Give back exactly the lines from the beginning of the listing below to the line holding "import pandas as pd", both ends included; the pictures stay out.

DATASET CONTENT:
>>>>>

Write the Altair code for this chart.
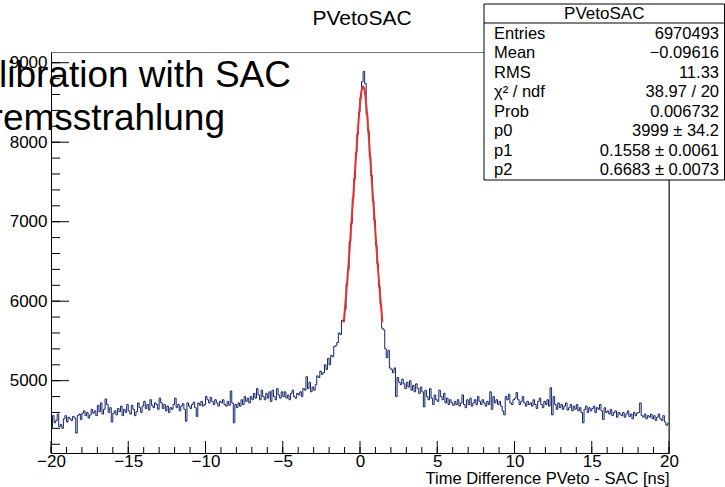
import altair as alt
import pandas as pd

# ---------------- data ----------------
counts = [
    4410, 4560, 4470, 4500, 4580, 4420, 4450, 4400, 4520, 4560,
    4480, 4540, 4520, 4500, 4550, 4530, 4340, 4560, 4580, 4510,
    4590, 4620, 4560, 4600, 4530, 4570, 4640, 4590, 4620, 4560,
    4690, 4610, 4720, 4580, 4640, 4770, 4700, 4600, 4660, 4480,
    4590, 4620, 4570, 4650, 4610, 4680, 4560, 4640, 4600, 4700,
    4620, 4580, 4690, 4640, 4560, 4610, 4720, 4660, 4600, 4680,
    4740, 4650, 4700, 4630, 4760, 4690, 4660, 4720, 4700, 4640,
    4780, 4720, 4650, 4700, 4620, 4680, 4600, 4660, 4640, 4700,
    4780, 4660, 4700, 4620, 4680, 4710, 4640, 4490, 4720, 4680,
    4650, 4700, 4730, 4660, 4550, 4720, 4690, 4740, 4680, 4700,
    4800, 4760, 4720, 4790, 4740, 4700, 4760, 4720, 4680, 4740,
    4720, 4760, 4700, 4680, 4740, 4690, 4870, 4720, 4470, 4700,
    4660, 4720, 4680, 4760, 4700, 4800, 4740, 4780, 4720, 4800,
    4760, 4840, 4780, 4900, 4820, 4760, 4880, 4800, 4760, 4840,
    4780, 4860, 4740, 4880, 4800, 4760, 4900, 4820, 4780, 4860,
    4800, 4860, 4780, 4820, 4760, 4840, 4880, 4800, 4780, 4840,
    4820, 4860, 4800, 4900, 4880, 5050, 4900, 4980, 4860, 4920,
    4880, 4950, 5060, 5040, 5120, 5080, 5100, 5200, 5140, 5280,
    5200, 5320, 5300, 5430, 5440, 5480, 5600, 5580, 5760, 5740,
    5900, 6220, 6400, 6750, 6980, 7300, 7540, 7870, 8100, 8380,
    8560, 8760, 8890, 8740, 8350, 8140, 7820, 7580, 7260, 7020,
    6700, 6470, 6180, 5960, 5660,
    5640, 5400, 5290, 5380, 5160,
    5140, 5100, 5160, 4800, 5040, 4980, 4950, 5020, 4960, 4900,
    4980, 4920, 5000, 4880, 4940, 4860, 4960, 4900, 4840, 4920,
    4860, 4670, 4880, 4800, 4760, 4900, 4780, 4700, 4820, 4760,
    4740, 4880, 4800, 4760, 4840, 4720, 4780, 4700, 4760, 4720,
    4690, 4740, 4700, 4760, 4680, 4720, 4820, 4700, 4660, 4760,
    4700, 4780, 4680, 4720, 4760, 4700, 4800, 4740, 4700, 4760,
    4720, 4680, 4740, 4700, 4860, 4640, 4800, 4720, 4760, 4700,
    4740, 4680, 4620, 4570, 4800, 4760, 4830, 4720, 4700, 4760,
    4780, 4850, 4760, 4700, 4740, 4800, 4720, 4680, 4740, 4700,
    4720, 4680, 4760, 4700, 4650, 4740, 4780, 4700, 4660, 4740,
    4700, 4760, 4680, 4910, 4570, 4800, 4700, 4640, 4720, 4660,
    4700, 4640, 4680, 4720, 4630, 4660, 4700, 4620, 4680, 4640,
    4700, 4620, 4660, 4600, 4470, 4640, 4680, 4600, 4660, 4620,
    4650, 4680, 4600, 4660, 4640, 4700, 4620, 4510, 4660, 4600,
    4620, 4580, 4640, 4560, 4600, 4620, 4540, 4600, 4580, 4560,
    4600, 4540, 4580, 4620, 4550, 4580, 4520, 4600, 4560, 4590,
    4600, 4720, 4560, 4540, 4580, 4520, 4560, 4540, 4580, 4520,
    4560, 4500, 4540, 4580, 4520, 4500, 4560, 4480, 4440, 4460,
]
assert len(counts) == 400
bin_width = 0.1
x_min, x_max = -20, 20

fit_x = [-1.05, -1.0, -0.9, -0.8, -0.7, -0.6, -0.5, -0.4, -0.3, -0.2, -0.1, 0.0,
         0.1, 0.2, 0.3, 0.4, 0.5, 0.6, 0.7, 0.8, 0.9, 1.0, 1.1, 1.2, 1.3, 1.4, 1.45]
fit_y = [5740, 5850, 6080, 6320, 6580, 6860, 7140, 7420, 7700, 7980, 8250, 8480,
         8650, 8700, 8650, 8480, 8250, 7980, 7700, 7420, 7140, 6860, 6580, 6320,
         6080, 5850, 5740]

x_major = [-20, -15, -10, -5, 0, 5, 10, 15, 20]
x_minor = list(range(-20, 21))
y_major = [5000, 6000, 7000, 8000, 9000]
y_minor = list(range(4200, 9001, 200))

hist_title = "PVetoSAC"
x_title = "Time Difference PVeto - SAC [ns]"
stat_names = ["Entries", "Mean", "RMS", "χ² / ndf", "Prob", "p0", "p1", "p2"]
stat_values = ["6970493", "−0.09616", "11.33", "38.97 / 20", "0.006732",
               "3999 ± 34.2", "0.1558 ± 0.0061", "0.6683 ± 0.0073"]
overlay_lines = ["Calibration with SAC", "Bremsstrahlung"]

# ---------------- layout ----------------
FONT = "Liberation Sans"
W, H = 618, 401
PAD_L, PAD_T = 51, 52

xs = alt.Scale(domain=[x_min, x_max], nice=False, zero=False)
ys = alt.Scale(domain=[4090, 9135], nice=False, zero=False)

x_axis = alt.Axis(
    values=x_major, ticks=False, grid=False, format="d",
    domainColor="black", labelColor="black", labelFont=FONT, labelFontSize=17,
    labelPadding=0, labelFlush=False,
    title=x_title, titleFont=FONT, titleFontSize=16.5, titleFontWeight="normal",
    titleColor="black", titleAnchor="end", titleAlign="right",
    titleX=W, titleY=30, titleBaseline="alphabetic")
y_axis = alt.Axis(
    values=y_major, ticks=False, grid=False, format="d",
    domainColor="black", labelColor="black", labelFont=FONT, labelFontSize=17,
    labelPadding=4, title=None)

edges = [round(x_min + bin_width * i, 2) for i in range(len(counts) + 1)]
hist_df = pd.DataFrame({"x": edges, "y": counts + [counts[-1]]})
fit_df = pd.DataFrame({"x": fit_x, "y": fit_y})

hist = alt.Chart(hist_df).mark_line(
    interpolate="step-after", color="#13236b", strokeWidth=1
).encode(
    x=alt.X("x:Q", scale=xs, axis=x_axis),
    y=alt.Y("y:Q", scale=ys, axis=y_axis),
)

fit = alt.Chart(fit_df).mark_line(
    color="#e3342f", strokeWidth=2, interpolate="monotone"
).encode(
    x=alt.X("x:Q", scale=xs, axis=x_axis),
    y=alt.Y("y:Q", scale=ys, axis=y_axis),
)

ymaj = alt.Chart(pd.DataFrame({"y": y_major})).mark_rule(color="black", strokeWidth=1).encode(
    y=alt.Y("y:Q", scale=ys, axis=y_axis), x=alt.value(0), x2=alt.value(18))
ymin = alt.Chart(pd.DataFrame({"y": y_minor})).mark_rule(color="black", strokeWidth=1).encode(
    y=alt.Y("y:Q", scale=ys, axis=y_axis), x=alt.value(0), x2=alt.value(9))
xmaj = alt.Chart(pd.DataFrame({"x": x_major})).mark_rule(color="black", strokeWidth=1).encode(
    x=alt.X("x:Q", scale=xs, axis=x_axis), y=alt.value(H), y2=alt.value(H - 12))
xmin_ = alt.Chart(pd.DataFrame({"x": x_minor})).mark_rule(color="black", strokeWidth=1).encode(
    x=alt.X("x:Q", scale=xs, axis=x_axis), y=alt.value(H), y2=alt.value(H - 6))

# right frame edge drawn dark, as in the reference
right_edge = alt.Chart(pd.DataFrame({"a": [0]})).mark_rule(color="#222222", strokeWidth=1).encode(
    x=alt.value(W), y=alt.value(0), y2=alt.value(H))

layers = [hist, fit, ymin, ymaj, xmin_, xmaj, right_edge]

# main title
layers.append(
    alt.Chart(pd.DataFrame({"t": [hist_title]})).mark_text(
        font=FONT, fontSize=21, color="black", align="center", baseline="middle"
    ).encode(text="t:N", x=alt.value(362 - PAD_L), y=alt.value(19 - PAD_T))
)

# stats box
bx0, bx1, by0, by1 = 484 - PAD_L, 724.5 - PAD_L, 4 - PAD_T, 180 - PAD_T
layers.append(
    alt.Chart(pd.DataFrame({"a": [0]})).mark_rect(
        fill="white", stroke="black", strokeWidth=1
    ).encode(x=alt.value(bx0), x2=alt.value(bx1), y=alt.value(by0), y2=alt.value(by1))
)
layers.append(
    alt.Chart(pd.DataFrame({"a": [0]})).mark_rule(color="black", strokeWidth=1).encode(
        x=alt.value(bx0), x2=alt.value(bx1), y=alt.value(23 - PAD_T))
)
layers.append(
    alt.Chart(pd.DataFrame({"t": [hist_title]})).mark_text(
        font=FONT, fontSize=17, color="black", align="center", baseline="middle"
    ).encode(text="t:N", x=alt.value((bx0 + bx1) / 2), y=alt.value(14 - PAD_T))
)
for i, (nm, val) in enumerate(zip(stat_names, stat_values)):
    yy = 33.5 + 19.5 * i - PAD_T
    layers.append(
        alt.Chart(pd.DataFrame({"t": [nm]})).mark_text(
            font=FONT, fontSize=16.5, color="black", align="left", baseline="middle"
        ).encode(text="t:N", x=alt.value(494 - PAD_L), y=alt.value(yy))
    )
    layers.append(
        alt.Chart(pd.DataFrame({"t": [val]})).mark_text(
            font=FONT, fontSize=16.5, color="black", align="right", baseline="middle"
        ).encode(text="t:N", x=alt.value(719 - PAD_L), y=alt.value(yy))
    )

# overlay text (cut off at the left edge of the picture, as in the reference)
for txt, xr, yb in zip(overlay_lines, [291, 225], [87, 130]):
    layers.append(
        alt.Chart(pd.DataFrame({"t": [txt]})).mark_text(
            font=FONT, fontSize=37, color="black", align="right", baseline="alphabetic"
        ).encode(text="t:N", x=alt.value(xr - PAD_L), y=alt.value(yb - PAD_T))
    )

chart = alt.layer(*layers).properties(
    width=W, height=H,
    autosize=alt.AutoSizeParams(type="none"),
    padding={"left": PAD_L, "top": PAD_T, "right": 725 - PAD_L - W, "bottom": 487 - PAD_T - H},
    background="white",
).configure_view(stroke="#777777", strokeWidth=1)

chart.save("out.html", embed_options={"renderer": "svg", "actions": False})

<<<<<

WRITTEN RESPONSE:
Write the Altair code for this chart.
import altair as alt
import pandas as pd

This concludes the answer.